:: WHAT YOU ARE ASKED TO DO ::
Output the material below unchanged, apart from leaving out the pictures.

:: RAW DATA ::
## START

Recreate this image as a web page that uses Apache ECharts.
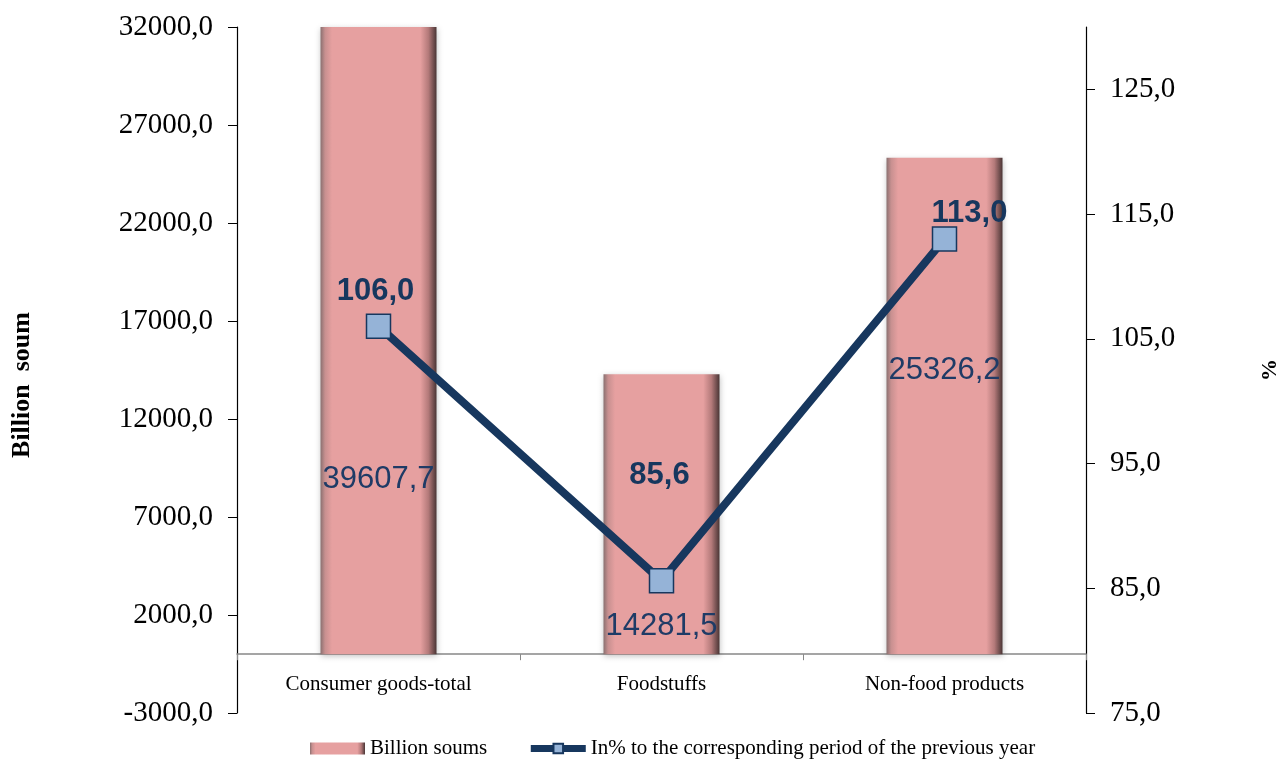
<!DOCTYPE html>
<html><head><meta charset="utf-8">
<script src="https://cdn.jsdelivr.net/npm/echarts@6/dist/echarts.min.js"></script>
<style>html,body{margin:0;padding:0;background:#fff}#c{width:1284px;height:760px}</style>
</head><body><div id="c"></div>
<script>
const categories = ['Consumer goods-total', 'Foodstuffs', 'Non-food products'];
const billionSoums = [39607.7, 14281.5, 25326.2];
const percentPrev = [106.0, 85.6, 113.0];
const seriesNames = ['Billion soums', 'In% to the corresponding period of the previous year'];
const leftAxisName = 'Billion  soum';
const rightAxisName = '%';

const fmt1 = v => v.toFixed(1).replace('.', ',');
const navy = '#17375E';
const serif = 'Liberation Serif';
const sans = 'Liberation Sans';

const barLabelOffsets = [[0, 139], [0, 112], [0, -36]];
const lineLabelOffsets = [[-3, -35], [-2, -105], [25, -26]];

const barFill = {
  type: 'linear', x: 0, y: 0, x2: 1, y2: 0,
  colorStops: [
    {offset: 0, color: '#8a7070'},
    {offset: 0.04, color: '#c89090'},
    {offset: 0.1, color: '#e6a0a0'},
    {offset: 0.86, color: '#e6a0a0'},
    {offset: 0.93, color: '#b47a7a'},
    {offset: 1, color: '#4a3535'}
  ]
};

const chart = echarts.init(document.getElementById('c'));
chart.setOption({
  animation: false,
  backgroundColor: '#fff',
  grid: {left: 237, right: 198, top: 27, bottom: 47, containLabel: false, outerBoundsMode: 'none'},
  legend: {
    bottom: -4, left: 305, itemGap: 40, itemWidth: 55, itemHeight: 12,
    textStyle: {fontFamily: serif, fontSize: 21, color: '#000'},
    data: [
      {name: seriesNames[0], icon: 'rect'},
      {name: seriesNames[1], lineStyle: {width: 7, color: navy}}
    ]
  },
  xAxis: {
    type: 'category', data: categories,
    axisLine: {onZero: true, onZeroAxisIndex: 0, lineStyle: {color: '#888', width: 1.5}},
    axisTick: {show: true, length: 6, lineStyle: {color: '#888'}},
    axisLabel: {fontFamily: serif, fontSize: 21, color: '#000', margin: -39}
  },
  yAxis: [{
    type: 'value', min: -3000, max: 32000, interval: 5000,
    name: leftAxisName, nameLocation: 'middle', nameGap: 202, nameRotate: 90,
    nameTextStyle: {fontFamily: serif, fontWeight: 'bold', fontSize: 26, color: '#000', padding: [0, 30, 0, 0]},
    axisLine: {show: true, lineStyle: {color: '#000', width: 1.2}},
    axisTick: {show: true, length: 9, lineStyle: {color: '#000'}},
    splitLine: {show: false},
    axisLabel: {fontFamily: serif, fontSize: 29, color: '#000', margin: 24, formatter: v => fmt1(v)}
  }, {
    type: 'value', min: 75, max: 130, interval: 10,
    name: rightAxisName, nameLocation: 'middle', nameGap: 173, nameRotate: 90,
    nameTextStyle: {fontFamily: serif, fontWeight: 'bold', fontSize: 22, color: '#000'},
    axisLine: {show: true, lineStyle: {color: '#000', width: 1.2}},
    axisTick: {show: true, length: 9, lineStyle: {color: '#000'}},
    splitLine: {show: false},
    axisLabel: {fontFamily: serif, fontSize: 29, color: '#000', margin: 24, showMaxLabel: false,
      formatter: v => (v === 130 ? '' : fmt1(v))}
  }],
  series: [{
    name: seriesNames[0], type: 'bar', yAxisIndex: 0, barWidth: 116,
    itemStyle: {color: barFill, shadowBlur: 6, shadowColor: 'rgba(0,0,0,0.25)', shadowOffsetY: 2},
    data: billionSoums.map((v, i) => ({
      value: v,
      label: {show: true, position: 'inside', offset: barLabelOffsets[i],
        formatter: p => fmt1(p.value), fontFamily: sans, fontSize: 31, color: '#1F3B66'}
    }))
  }, {
    name: seriesNames[1], type: 'line', yAxisIndex: 1, z: 5,
    symbol: 'rect', symbolSize: 24,
    lineStyle: {color: navy, width: 8},
    itemStyle: {color: '#95B3D7', borderColor: navy, borderWidth: 1.5},
    data: percentPrev.map((v, i) => ({
      value: v,
      label: {show: true, position: 'inside', offset: lineLabelOffsets[i],
        formatter: p => fmt1(p.value), fontFamily: sans, fontWeight: 'bold', fontSize: 31, color: navy}
    }))
  }]
});
</script></body></html>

## END

:: CORRECT OUTPUT ::
Recreate this image as a web page that uses Apache ECharts.
<!DOCTYPE html>
<html><head><meta charset="utf-8">
<script src="https://cdn.jsdelivr.net/npm/echarts@6/dist/echarts.min.js"></script>
<style>html,body{margin:0;padding:0;background:#fff}#c{width:1284px;height:760px}</style>
</head><body><div id="c"></div>
<script>
const categories = ['Consumer goods-total', 'Foodstuffs', 'Non-food products'];
const billionSoums = [39607.7, 14281.5, 25326.2];
const percentPrev = [106.0, 85.6, 113.0];
const seriesNames = ['Billion soums', 'In% to the corresponding period of the previous year'];
const leftAxisName = 'Billion  soum';
const rightAxisName = '%';

const fmt1 = v => v.toFixed(1).replace('.', ',');
const navy = '#17375E';
const serif = 'Liberation Serif';
const sans = 'Liberation Sans';

const barLabelOffsets = [[0, 139], [0, 112], [0, -36]];
const lineLabelOffsets = [[-3, -35], [-2, -105], [25, -26]];

const barFill = {
  type: 'linear', x: 0, y: 0, x2: 1, y2: 0,
  colorStops: [
    {offset: 0, color: '#8a7070'},
    {offset: 0.04, color: '#c89090'},
    {offset: 0.1, color: '#e6a0a0'},
    {offset: 0.86, color: '#e6a0a0'},
    {offset: 0.93, color: '#b47a7a'},
    {offset: 1, color: '#4a3535'}
  ]
};

const chart = echarts.init(document.getElementById('c'));
chart.setOption({
  animation: false,
  backgroundColor: '#fff',
  grid: {left: 237, right: 198, top: 27, bottom: 47, containLabel: false, outerBoundsMode: 'none'},
  legend: {
    bottom: -4, left: 305, itemGap: 40, itemWidth: 55, itemHeight: 12,
    textStyle: {fontFamily: serif, fontSize: 21, color: '#000'},
    data: [
      {name: seriesNames[0], icon: 'rect'},
      {name: seriesNames[1], lineStyle: {width: 7, color: navy}}
    ]
  },
  xAxis: {
    type: 'category', data: categories,
    axisLine: {onZero: true, onZeroAxisIndex: 0, lineStyle: {color: '#888', width: 1.5}},
    axisTick: {show: true, length: 6, lineStyle: {color: '#888'}},
    axisLabel: {fontFamily: serif, fontSize: 21, color: '#000', margin: -39}
  },
  yAxis: [{
    type: 'value', min: -3000, max: 32000, interval: 5000,
    name: leftAxisName, nameLocation: 'middle', nameGap: 202, nameRotate: 90,
    nameTextStyle: {fontFamily: serif, fontWeight: 'bold', fontSize: 26, color: '#000', padding: [0, 30, 0, 0]},
    axisLine: {show: true, lineStyle: {color: '#000', width: 1.2}},
    axisTick: {show: true, length: 9, lineStyle: {color: '#000'}},
    splitLine: {show: false},
    axisLabel: {fontFamily: serif, fontSize: 29, color: '#000', margin: 24, formatter: v => fmt1(v)}
  }, {
    type: 'value', min: 75, max: 130, interval: 10,
    name: rightAxisName, nameLocation: 'middle', nameGap: 173, nameRotate: 90,
    nameTextStyle: {fontFamily: serif, fontWeight: 'bold', fontSize: 22, color: '#000'},
    axisLine: {show: true, lineStyle: {color: '#000', width: 1.2}},
    axisTick: {show: true, length: 9, lineStyle: {color: '#000'}},
    splitLine: {show: false},
    axisLabel: {fontFamily: serif, fontSize: 29, color: '#000', margin: 24, showMaxLabel: false,
      formatter: v => (v === 130 ? '' : fmt1(v))}
  }],
  series: [{
    name: seriesNames[0], type: 'bar', yAxisIndex: 0, barWidth: 116,
    itemStyle: {color: barFill, shadowBlur: 6, shadowColor: 'rgba(0,0,0,0.25)', shadowOffsetY: 2},
    data: billionSoums.map((v, i) => ({
      value: v,
      label: {show: true, position: 'inside', offset: barLabelOffsets[i],
        formatter: p => fmt1(p.value), fontFamily: sans, fontSize: 31, color: '#1F3B66'}
    }))
  }, {
    name: seriesNames[1], type: 'line', yAxisIndex: 1, z: 5,
    symbol: 'rect', symbolSize: 24,
    lineStyle: {color: navy, width: 8},
    itemStyle: {color: '#95B3D7', borderColor: navy, borderWidth: 1.5},
    data: percentPrev.map((v, i) => ({
      value: v,
      label: {show: true, position: 'inside', offset: lineLabelOffsets[i],
        formatter: p => fmt1(p.value), fontFamily: sans, fontWeight: 'bold', fontSize: 31, color: navy}
    }))
  }]
});
</script></body></html>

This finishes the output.